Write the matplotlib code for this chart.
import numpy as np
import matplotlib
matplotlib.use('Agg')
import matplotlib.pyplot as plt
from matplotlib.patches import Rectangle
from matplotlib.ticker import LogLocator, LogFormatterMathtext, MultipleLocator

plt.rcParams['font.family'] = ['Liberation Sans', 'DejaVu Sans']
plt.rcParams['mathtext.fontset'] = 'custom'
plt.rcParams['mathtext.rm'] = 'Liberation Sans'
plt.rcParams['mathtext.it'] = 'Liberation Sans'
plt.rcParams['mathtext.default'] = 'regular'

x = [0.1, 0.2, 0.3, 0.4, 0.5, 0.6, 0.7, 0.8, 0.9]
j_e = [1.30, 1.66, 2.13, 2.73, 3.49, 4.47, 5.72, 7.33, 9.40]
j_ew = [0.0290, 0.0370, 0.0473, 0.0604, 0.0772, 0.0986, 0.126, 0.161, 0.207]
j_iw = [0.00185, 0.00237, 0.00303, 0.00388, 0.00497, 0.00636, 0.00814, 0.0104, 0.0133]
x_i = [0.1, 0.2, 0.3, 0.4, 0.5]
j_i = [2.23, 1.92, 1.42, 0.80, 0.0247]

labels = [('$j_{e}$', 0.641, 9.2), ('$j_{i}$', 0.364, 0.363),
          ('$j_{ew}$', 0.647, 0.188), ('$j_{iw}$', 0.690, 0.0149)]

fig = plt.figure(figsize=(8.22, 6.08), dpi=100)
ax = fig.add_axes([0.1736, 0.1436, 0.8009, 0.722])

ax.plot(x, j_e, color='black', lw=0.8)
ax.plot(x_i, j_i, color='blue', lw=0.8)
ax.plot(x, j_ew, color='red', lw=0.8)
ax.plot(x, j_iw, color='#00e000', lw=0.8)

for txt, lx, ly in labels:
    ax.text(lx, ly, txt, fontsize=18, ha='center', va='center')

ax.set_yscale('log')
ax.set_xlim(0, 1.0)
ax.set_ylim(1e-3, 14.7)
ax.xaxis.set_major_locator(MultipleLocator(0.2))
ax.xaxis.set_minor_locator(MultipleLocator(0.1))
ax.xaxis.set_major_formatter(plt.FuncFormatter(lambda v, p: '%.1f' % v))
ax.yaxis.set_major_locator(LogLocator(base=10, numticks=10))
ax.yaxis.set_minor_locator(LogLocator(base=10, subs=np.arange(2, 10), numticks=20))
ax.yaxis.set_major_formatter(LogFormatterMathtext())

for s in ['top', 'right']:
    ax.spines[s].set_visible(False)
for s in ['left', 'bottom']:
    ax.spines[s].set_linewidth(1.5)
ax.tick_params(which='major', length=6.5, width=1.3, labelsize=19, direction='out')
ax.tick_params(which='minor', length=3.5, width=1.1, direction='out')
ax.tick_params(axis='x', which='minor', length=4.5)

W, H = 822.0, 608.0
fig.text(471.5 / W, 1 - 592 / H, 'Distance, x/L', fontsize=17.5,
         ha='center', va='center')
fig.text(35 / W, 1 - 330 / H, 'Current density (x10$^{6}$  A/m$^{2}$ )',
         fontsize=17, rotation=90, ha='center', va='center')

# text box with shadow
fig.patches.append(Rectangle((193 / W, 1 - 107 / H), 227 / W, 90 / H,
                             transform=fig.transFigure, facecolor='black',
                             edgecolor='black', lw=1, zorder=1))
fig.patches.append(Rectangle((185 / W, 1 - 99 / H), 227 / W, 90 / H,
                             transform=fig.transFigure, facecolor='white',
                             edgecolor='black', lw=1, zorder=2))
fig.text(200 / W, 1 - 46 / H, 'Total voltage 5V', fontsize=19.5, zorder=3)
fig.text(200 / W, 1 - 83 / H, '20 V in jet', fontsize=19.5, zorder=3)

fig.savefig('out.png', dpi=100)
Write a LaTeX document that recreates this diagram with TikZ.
________________________________________
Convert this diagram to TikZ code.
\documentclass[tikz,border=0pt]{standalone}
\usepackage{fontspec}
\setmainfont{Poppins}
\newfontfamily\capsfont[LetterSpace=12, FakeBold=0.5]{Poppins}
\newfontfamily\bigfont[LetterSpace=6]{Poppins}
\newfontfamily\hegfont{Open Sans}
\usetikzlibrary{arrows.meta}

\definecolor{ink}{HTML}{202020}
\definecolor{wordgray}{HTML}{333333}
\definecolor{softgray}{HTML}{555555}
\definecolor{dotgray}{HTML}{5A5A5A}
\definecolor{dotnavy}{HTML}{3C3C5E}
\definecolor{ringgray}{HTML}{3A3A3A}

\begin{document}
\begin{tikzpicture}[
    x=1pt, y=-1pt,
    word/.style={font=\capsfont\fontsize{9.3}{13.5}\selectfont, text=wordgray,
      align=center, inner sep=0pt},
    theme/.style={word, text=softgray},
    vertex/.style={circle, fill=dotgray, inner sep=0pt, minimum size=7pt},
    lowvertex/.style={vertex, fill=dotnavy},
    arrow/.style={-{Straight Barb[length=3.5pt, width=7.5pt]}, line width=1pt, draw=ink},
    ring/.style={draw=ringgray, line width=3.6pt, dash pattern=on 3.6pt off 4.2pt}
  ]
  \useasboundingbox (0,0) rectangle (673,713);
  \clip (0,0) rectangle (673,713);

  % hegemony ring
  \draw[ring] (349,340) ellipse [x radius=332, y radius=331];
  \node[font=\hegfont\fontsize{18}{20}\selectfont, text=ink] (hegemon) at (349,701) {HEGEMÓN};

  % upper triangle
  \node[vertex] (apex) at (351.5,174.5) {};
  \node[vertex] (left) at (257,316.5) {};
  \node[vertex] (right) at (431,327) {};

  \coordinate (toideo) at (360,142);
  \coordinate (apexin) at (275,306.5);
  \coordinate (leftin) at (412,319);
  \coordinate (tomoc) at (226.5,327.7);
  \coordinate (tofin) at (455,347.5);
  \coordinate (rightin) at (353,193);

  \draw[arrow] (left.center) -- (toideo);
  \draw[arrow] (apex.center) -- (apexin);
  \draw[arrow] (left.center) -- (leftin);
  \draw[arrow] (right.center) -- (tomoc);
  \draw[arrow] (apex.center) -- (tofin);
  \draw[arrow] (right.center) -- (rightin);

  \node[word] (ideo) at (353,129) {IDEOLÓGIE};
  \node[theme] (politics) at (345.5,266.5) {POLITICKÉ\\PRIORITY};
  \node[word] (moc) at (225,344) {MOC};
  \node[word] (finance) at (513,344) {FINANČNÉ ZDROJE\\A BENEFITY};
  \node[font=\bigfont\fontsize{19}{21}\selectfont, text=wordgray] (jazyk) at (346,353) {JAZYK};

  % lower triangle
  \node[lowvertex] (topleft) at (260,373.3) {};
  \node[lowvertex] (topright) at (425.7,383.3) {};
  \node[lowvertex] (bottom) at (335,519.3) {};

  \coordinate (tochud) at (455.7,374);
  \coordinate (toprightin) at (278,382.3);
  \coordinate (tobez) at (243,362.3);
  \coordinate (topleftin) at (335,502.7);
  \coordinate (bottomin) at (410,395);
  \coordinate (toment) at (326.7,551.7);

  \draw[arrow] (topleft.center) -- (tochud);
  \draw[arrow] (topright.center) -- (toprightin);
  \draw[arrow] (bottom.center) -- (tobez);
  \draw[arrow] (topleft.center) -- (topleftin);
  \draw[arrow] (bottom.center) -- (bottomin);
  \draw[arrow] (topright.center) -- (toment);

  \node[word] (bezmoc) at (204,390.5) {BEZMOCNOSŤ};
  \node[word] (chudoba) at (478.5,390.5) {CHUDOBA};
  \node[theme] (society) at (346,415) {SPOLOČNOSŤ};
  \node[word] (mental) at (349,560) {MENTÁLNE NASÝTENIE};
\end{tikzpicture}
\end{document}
________________________________________
WHAT THE TASK ASKS >>
Copy every line above in which the string "diagram" shows up.

OUTPUT FOR THIS EXERCISE >>
Write a LaTeX document that recreates this diagram with TikZ.
Convert this diagram to TikZ code.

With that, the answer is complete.